Becoming the WOMEN of the Middle Ages

Throughout the Middle Ages women’s role in society, has always been challenging to distinguish since most descriptions about their roles in the social world are attributed to men’s work in literature and artistic paintings. While focusing on the western European society authors and artists of the medieval ages, such as Boccaccio’s literature during the medieval age’s portrayal of women as objects. Through the Decamaron, story Boccaccio’s tells a story of a young woman Griselda, who is often objectified by the men of higher social class, through her clothes. Though this is just an extreme example of woman’s portrayal in the medieval ages, because depending on social status women in the Western European had a more lenient power to choose their own husbands which made them also influential in their households. Also, women’s role in the Middle Ages was heavily influenced by religious attributions, which was portrayed through literature and paintings of the Middle Ages such as women in Christian faith were portrayed in saint images as to be silent and cloistered.

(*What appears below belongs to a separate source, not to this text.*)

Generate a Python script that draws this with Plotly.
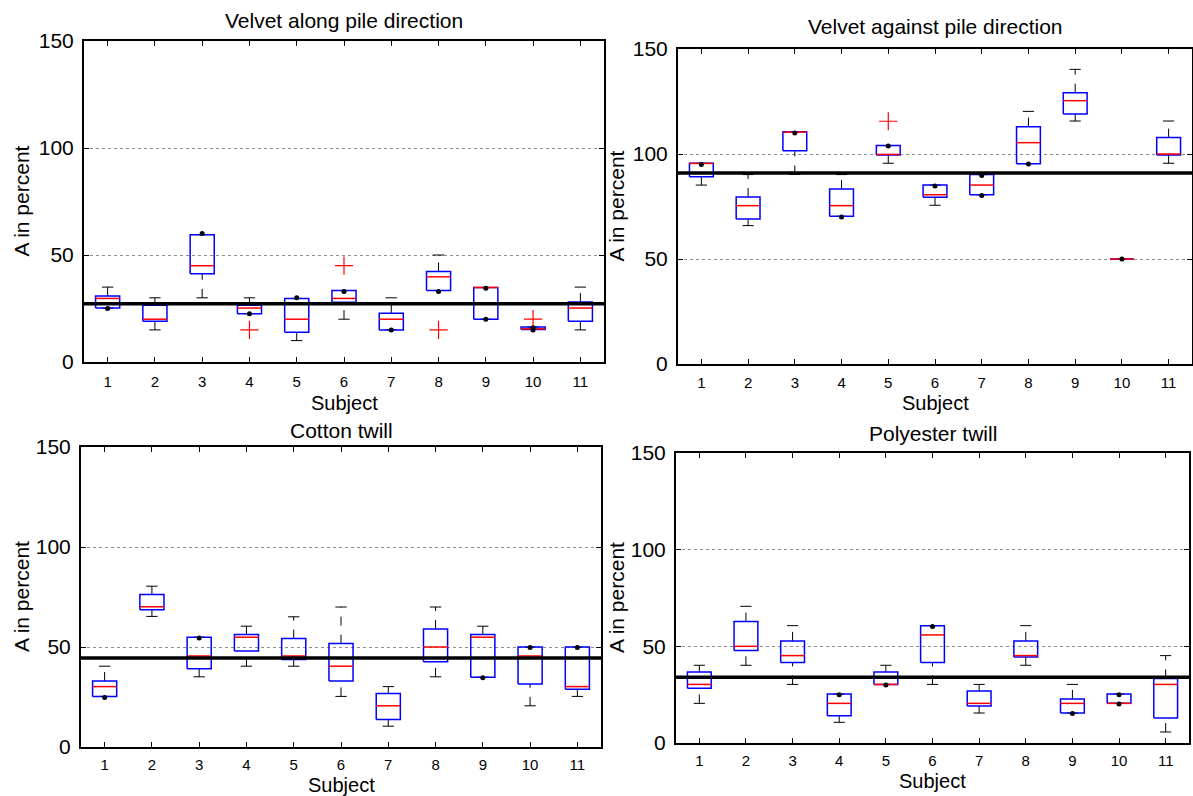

They were also often portrayed to being a vase for sin, through paintings of saints as well as in literature of the Middle Ages where they were seen as the villains for being a person of lust such as in the story of Ghismonda where Boccaccio’s again portrays the woman as a person of sin. Due to being the woman who had killed her father for her rebellious behavior of being in love with a man below her status. Throughout the diverse portrayals of women in art, it is often exaggerated to what was happening through the society in western Europe in the Middle Ages. Through analyzing books that have studied the roles of gender in the Middle Ages there seems to be a different viewpoint of women’s role in the public eye, they were given more power to choose what would be their role in society through their decisions of marriage. So, it’s often a battle to have a concrete role of what a women in the Middle Ages was due to various misinterpretations of their roles in society.